**WHAT YOU ARE ASKED TO DO**. Return all lines that include the string "chart".

**INPUT DATA**.
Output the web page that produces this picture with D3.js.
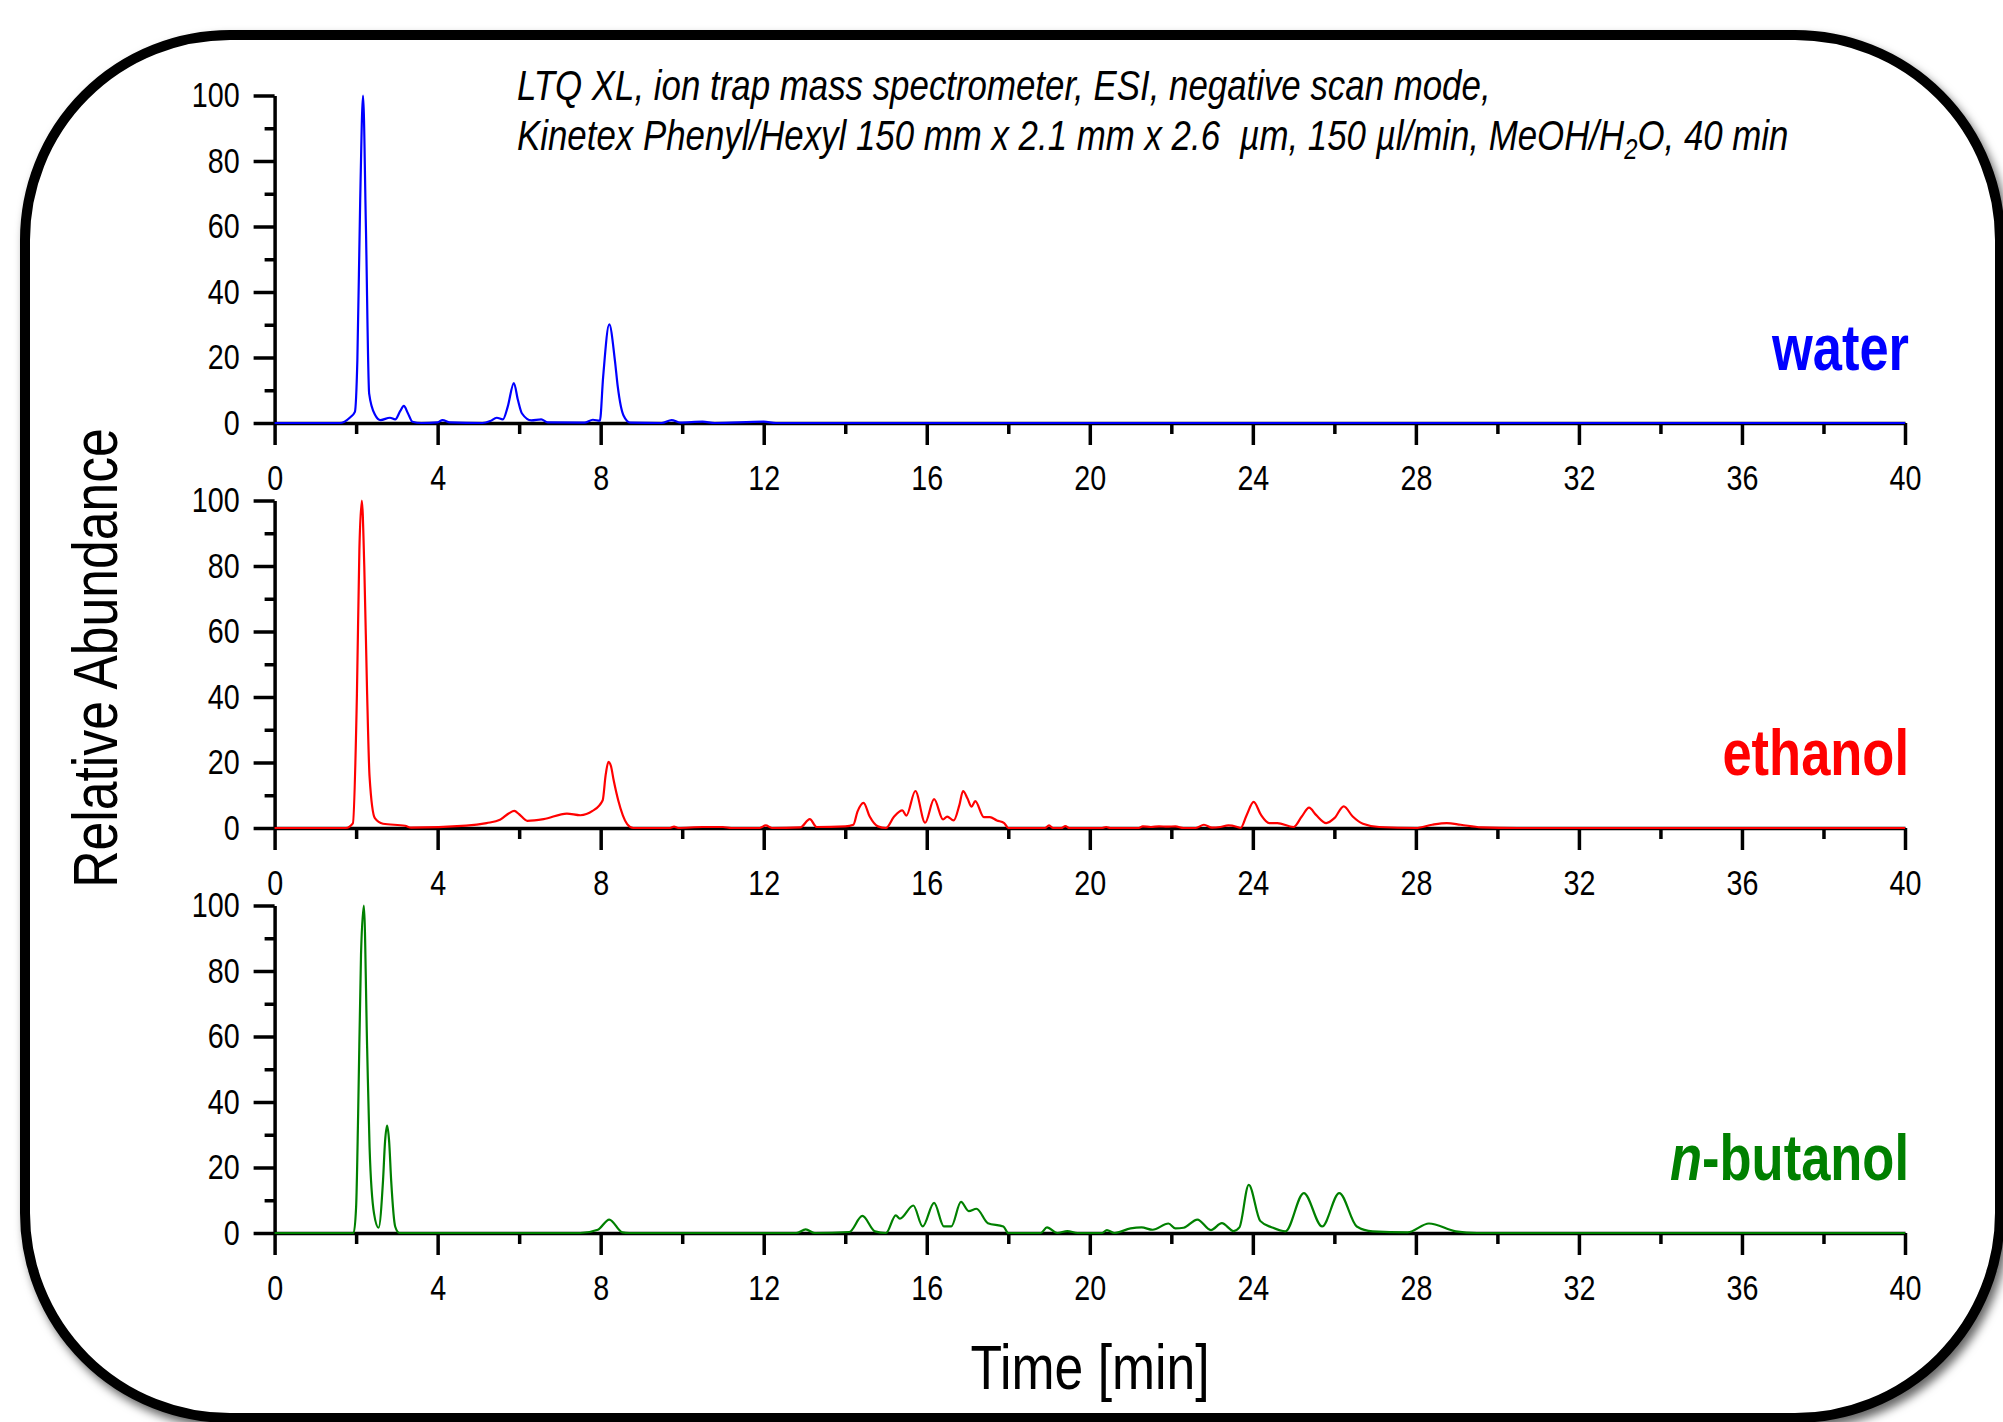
<!DOCTYPE html>
<html>
<head>
<meta charset="utf-8">
<script src="https://cdn.jsdelivr.net/npm/d3@7.9.0/dist/d3.min.js"></script>
<style>
  body { margin: 0; background: #fff; }
  svg { display: block; }
  text { white-space: pre; }
</style>
</head>
<body>
<svg id="chart"></svg>
<script>
// ------------------- Data -------------------
const panelNames = ['water', 'ethanol', 'n-butanol'];
const panelColors = ['#0000ff', '#ff0000', '#008000'];
const xTicks = [0, 4, 8, 12, 16, 20, 24, 28, 32, 36, 40];
const xMinorTicks = [2, 6, 10, 14, 18, 22, 26, 30, 34, 38];
const yTicks = [0, 20, 40, 60, 80, 100];
const yMinorTicks = [10, 30, 50, 70, 90];
const titleLines = [
  'LTQ XL, ion trap mass spectrometer, ESI, negative scan mode,',
  'Kinetex Phenyl/Hexyl 150 mm x 2.1 mm x 2.6 \u00a0\u00b5m, 150 \u00b5l/min, MeOH/H|2|O, 40 min'
];

// [time (min), relative abundance (%)]
const waterTrace = [
  [0, 0], [1.6, 0], [1.85, 1.7], [1.97, 3.4], [2.03, 19], [2.1, 68], [2.17, 100], [2.24, 60],
  [2.32, 9], [2.46, 2.6], [2.6, 0.9], [2.83, 1.6], [2.96, 1.1], [3.08, 3.6], [3.17, 5.2],
  [3.27, 3], [3.38, 0.4], [3.6, 0], [4.0, 0.2], [4.12, 0.9], [4.3, 0.2], [5.1, 0], [5.29, 0.6],
  [5.45, 1.6], [5.6, 1.1], [5.72, 5], [5.87, 12.2], [5.97, 7], [6.07, 2.9], [6.3, 0.8],
  [6.54, 1.1], [6.7, 0.2], [7.6, 0.1], [7.81, 1.0], [7.98, 0.7], [8.06, 14], [8.21, 30.1],
  [8.35, 19], [8.42, 11], [8.56, 2.3], [8.73, 0.1], [9.5, 0], [9.74, 0.9], [9.95, 0.1],
  [10.5, 0.4], [10.8, 0], [12.0, 0.4], [12.3, 0], [40, 0]
];

const ethanolTrace = [
  [0, 0], [1.75, 0], [1.92, 1.4], [2.02, 41], [2.08, 85], [2.14, 100], [2.2, 80], [2.27, 41],
  [2.33, 15.6], [2.46, 3], [2.66, 1.3], [3.2, 0.7], [3.35, 0.1], [4.7, 0.7], [5.2, 1.5],
  [5.53, 2.5], [5.75, 4.5], [5.88, 5.2], [6.0, 4.2], [6.2, 2.2], [6.6, 2.7], [7.17, 4.4],
  [7.5, 3.9], [7.8, 5.2], [8.05, 8.5], [8.12, 16], [8.19, 20.2], [8.25, 19], [8.32, 14.5],
  [8.43, 8.5], [8.65, 1.2], [8.8, 0], [9.7, 0], [9.8, 0.4], [9.9, 0], [10.5, 0.3], [11.0, 0.3],
  [11.2, 0], [11.9, 0], [12.05, 0.8], [12.2, 0], [12.9, 0.2], [13.13, 2.7], [13.3, 0.3],
  [14.0, 0.5], [14.2, 1], [14.3, 5], [14.45, 7.7], [14.6, 3.5], [14.8, 0.5], [15.0, 0],
  [15.2, 3.5], [15.4, 5.4], [15.5, 3.8], [15.72, 11.3], [15.96, 1.6], [16.18, 8.8], [16.4, 2.6],
  [16.5, 3.5], [16.66, 2.3], [16.8, 7], [16.89, 11.3], [17.0, 9], [17.1, 6.5], [17.19, 8.2],
  [17.4, 3.3], [17.55, 3.3], [17.72, 2.3], [17.9, 1.5], [18.0, 0], [18.9, 0], [19.0, 0.8],
  [19.1, 0], [19.3, 0], [19.4, 0.6], [19.5, 0], [20.3, 0], [20.4, 0.3], [20.5, 0], [21.2, 0],
  [21.3, 0.5], [21.5, 0.3], [21.7, 0.5], [21.9, 0.4], [22.1, 0.5], [22.3, 0], [22.6, 0],
  [22.8, 1.0], [23.0, 0.1], [23.2, 0.3], [23.4, 0.8], [23.6, 0.4], [23.7, 0], [23.85, 4],
  [24.02, 8.0], [24.2, 4], [24.4, 1.5], [24.6, 1.5], [25.0, 0.3], [25.2, 3.5], [25.38, 6.2],
  [25.55, 4], [25.8, 1.5], [26.0, 3], [26.23, 6.6], [26.45, 3.5], [26.7, 1.3], [27.1, 0.3],
  [28.0, 0], [28.4, 1.0], [28.76, 1.5], [29.1, 1.0], [29.6, 0.2], [30.5, 0], [40, 0]
];

const butanolTrace = [
  [0, 0], [1.94, 0], [2.0, 8], [2.05, 36.4], [2.12, 85], [2.19, 100], [2.27, 56.7], [2.33, 26.2],
  [2.44, 5.9], [2.55, 1.6], [2.66, 16], [2.71, 28], [2.76, 32.8], [2.81, 28], [2.86, 16],
  [2.96, 1.9], [3.06, 0], [7.5, 0], [7.93, 1], [8.21, 4.1], [8.53, 0.2], [8.7, 0], [12.8, 0],
  [13.03, 1.1], [13.25, 0], [14.1, 0.3], [14.42, 5.2], [14.73, 0.5], [15.0, 0], [15.24, 5.4],
  [15.34, 4.4], [15.67, 8.4], [15.9, 2.0], [16.18, 9.2], [16.42, 2], [16.6, 2], [16.84, 9.5],
  [17.03, 6.7], [17.22, 7.4], [17.5, 3], [17.88, 2], [18.0, 0], [18.8, 0], [18.95, 1.7],
  [19.2, 0], [19.45, 0.6], [19.7, 0], [20.3, 0], [20.42, 0.9], [20.6, 0], [21.0, 1.4],
  [21.27, 1.7], [21.54, 1], [21.93, 2.9], [22.1, 1.4], [22.3, 1.6], [22.64, 4.1], [22.97, 0.9],
  [23.24, 3.0], [23.53, 0.6], [23.67, 1.7], [23.9, 14.7], [24.18, 3.7], [24.47, 1.7],
  [24.8, 0.5], [25.25, 12.2], [25.7, 2], [26.12, 12.2], [26.55, 2], [26.94, 0.5], [27.8, 0.2],
  [28.32, 2.9], [28.98, 0.5], [29.5, 0], [40, 0]
];

const traces = [waterTrace, ethanolTrace, butanolTrace];

// ------------------- Font check -------------------
// Arial Narrow look: use Liberation Sans Narrow if present, else squeeze Liberation Sans
const ctx = document.createElement('canvas').getContext('2d');
ctx.font = '40px "Liberation Sans Narrow", monospace';
const wNarrow = ctx.measureText('Relative Abundance').width;
ctx.font = '40px monospace';
const wMono = ctx.measureText('Relative Abundance').width;
const hasNarrow = Math.abs(wNarrow - wMono) > 1;
const FONT = hasNarrow ? '"Liberation Sans Narrow", "Arial Narrow", sans-serif' : '"Liberation Sans", Arial, sans-serif';
const SX = hasNarrow ? 1 : 0.82;

function squeeze(sel) {
  if (SX === 1) return;
  sel.each(function () {
    const t = d3.select(this);
    const x = +t.attr('x') || 0, y = +t.attr('y') || 0;
    const prev = t.attr('transform') || '';
    t.attr('x', 0).attr('y', 0)
      .attr('transform', `${prev} translate(${x},${y}) scale(${SX},1)`);
  });
}

// ------------------- Layout -------------------
const width = 2003, height = 1422;
const plotLeft = 274.6, plotRight = 1905;
const panelTop0 = 95.5, panelHeight = 327.5, panelStep = 405;

const svg = d3.select('#chart')
  .attr('width', width)
  .attr('height', height)
  .style('font-family', FONT);

// ------------------- Frame -------------------
const defs = svg.append('defs');
defs.append('filter')
  .attr('id', 'shadow')
  .attr('x', '-5%').attr('y', '-5%').attr('width', '110%').attr('height', '110%')
  .append('feDropShadow')
  .attr('dx', 4).attr('dy', 6)
  .attr('stdDeviation', 5)
  .attr('flood-color', '#000')
  .attr('flood-opacity', 0.6);

svg.append('rect')
  .attr('x', 25).attr('y', 35)
  .attr('width', 1975).attr('height', 1383)
  .attr('rx', 205).attr('ry', 205)
  .attr('fill', '#fff')
  .attr('stroke', '#000')
  .attr('stroke-width', 10)
  .attr('filter', 'url(#shadow)');

// ------------------- Scales -------------------
const xScale = d3.scaleLinear().domain([0, 40]).range([plotLeft, plotRight]);

const line = d3.line()
  .x(d => xScale(d[0]))
  .curve(d3.curveMonotoneX);

// ------------------- Panels -------------------
traces.forEach((trace, i) => {
  const top = panelTop0 + i * panelStep;
  const bottom = top + panelHeight;
  const yScale = d3.scaleLinear().domain([0, 100]).range([bottom, top]);
  const g = svg.append('g').attr('class', 'panel');

  // minor ticks first, so the main axis draws over them
  g.append('g')
    .attr('transform', `translate(${plotLeft},0)`)
    .call(d3.axisLeft(yScale).tickValues(yMinorTicks).tickSize(10).tickFormat(''))
    .call(a => a.select('.domain').remove());

  g.append('g')
    .attr('transform', `translate(0,${bottom})`)
    .call(d3.axisBottom(xScale).tickValues(xMinorTicks).tickSize(11).tickFormat(''))
    .call(a => a.select('.domain').remove());

  g.append('g')
    .attr('class', 'y-axis')
    .attr('transform', `translate(${plotLeft},0)`)
    .call(d3.axisLeft(yScale).tickValues(yTicks).tickSize(21).tickSizeOuter(0).tickPadding(14));

  g.append('g')
    .attr('class', 'x-axis')
    .attr('transform', `translate(0,${bottom})`)
    .call(d3.axisBottom(xScale).tickValues(xTicks).tickSize(22).tickSizeOuter(0).tickPadding(20));

  g.selectAll('.domain, .tick line')
    .attr('stroke', '#000')
    .attr('stroke-width', 3.5);

  g.selectAll('.tick text')
    .attr('fill', '#000')
    .style('font-family', FONT)
    .style('font-size', '35px')
    .call(squeeze);

  g.append('path')
    .datum(trace)
    .attr('fill', 'none')
    .attr('stroke', panelColors[i])
    .attr('stroke-width', 2.2)
    .attr('stroke-linejoin', 'round')
    .attr('d', line.y(d => yScale(d[1])));

  // sample name on the right
  const lbl = g.append('text')
    .attr('x', 1909)
    .attr('y', 370 + i * panelStep)
    .attr('text-anchor', 'end')
    .attr('fill', panelColors[i])
    .style('font-size', '64px')
    .style('font-weight', 'bold');
  const name = panelNames[i];
  if (name.startsWith('n-')) {
    lbl.append('tspan').style('font-style', 'italic').text('n');
    lbl.append('tspan').text(name.slice(1));
  } else {
    lbl.text(name);
  }
  lbl.call(squeeze);
});

// ------------------- Method text -------------------
titleLines.forEach((str, i) => {
  const t = svg.append('text')
    .attr('x', 517)
    .attr('y', 100 + i * 50)
    .style('font-size', '42.5px')
    .style('font-style', 'italic')
    .attr('fill', '#000');
  str.split('|').forEach((part, j) => {
    const ts = t.append('tspan').text(part);
    if (j === 1) ts.style('font-size', '29px').attr('dy', 9);
    if (j === 2) ts.attr('dy', -9);
  });
  t.call(squeeze);
});

// ------------------- Axis titles -------------------
svg.append('text')
  .attr('transform', `translate(117,658) rotate(-90) scale(${SX},1)`)
  .attr('text-anchor', 'middle')
  .style('font-size', '63px')
  .text('Relative Abundance');

svg.append('text')
  .attr('x', 1090)
  .attr('y', 1389)
  .attr('text-anchor', 'middle')
  .style('font-size', '63px')
  .text('Time [min]')
  .call(squeeze);
</script>
</body>
</html>
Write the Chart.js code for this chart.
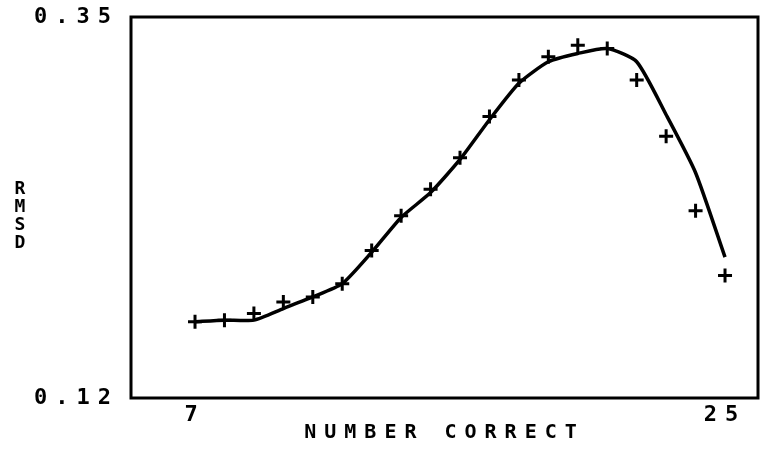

**ANSWER FOR THIS EXERCISE**.
<svg id="chart"></svg>
const svg = d3.select('#chart')
Write the Chart.js code for this chart.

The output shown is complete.